#### [WHAT IS ASKED]
Leave out the pictures, and retype only the lines from the beginning of the material through the line that contains "const xTicks = x.ticks(d3.utcMonth.every(2));", including both.

#### [SOURCE MATERIAL]
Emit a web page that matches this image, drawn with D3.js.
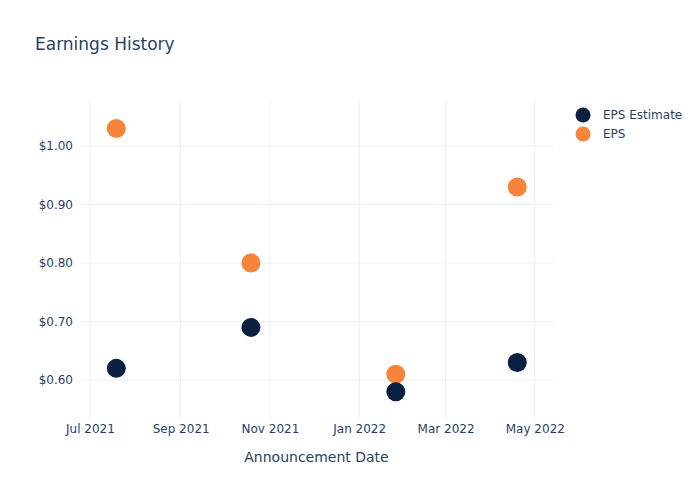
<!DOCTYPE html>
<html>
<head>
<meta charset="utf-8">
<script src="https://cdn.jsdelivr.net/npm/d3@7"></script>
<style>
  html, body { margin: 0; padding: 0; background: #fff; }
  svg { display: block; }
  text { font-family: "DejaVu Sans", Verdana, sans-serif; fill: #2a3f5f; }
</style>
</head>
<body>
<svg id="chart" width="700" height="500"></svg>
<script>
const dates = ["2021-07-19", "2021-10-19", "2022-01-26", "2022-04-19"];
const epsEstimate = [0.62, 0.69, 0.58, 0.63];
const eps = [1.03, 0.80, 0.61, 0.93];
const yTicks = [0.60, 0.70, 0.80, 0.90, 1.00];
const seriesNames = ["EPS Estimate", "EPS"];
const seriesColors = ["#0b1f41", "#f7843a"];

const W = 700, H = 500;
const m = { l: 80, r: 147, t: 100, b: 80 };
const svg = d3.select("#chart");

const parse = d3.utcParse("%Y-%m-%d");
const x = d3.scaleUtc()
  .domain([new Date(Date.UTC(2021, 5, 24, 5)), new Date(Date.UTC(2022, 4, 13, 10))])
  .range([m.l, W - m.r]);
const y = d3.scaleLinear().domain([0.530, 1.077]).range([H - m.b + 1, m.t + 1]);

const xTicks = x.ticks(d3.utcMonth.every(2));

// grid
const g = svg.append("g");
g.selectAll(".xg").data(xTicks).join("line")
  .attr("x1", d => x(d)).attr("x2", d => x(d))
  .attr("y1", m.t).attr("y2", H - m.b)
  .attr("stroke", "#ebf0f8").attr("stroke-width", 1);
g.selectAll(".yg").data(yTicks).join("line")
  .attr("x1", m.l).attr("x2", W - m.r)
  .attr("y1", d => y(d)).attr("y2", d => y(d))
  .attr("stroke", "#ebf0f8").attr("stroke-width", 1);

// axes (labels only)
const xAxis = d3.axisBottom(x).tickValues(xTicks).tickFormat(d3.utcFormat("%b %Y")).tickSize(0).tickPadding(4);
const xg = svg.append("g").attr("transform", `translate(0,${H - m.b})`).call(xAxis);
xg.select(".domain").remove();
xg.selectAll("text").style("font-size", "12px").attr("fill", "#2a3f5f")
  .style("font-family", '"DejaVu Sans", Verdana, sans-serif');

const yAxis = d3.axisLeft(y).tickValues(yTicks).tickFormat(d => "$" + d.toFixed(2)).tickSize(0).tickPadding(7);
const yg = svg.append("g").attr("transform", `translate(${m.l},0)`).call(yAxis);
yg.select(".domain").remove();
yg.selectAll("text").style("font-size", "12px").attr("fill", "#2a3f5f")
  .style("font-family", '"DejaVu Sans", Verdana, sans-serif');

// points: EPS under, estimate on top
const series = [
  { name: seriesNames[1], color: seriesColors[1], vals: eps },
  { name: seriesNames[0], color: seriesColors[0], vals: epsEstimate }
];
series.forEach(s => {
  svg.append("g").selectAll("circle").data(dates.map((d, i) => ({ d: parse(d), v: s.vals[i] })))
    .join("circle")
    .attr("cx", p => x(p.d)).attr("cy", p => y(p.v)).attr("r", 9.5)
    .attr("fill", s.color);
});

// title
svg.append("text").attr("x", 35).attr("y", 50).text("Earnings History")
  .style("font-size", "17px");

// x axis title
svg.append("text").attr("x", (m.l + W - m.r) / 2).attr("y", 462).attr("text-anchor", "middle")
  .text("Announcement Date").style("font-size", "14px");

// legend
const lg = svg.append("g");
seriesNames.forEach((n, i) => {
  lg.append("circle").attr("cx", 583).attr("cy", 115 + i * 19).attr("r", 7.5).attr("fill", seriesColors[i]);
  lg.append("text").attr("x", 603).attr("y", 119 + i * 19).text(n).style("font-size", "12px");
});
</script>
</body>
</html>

#### [FULL SOLUTION]
Emit a web page that matches this image, drawn with D3.js.
<!DOCTYPE html>
<html>
<head>
<meta charset="utf-8">
<script src="https://cdn.jsdelivr.net/npm/d3@7"></script>
<style>
  html, body { margin: 0; padding: 0; background: #fff; }
  svg { display: block; }
  text { font-family: "DejaVu Sans", Verdana, sans-serif; fill: #2a3f5f; }
</style>
</head>
<body>
<svg id="chart" width="700" height="500"></svg>
<script>
const dates = ["2021-07-19", "2021-10-19", "2022-01-26", "2022-04-19"];
const epsEstimate = [0.62, 0.69, 0.58, 0.63];
const eps = [1.03, 0.80, 0.61, 0.93];
const yTicks = [0.60, 0.70, 0.80, 0.90, 1.00];
const seriesNames = ["EPS Estimate", "EPS"];
const seriesColors = ["#0b1f41", "#f7843a"];

const W = 700, H = 500;
const m = { l: 80, r: 147, t: 100, b: 80 };
const svg = d3.select("#chart");

const parse = d3.utcParse("%Y-%m-%d");
const x = d3.scaleUtc()
  .domain([new Date(Date.UTC(2021, 5, 24, 5)), new Date(Date.UTC(2022, 4, 13, 10))])
  .range([m.l, W - m.r]);
const y = d3.scaleLinear().domain([0.530, 1.077]).range([H - m.b + 1, m.t + 1]);

const xTicks = x.ticks(d3.utcMonth.every(2));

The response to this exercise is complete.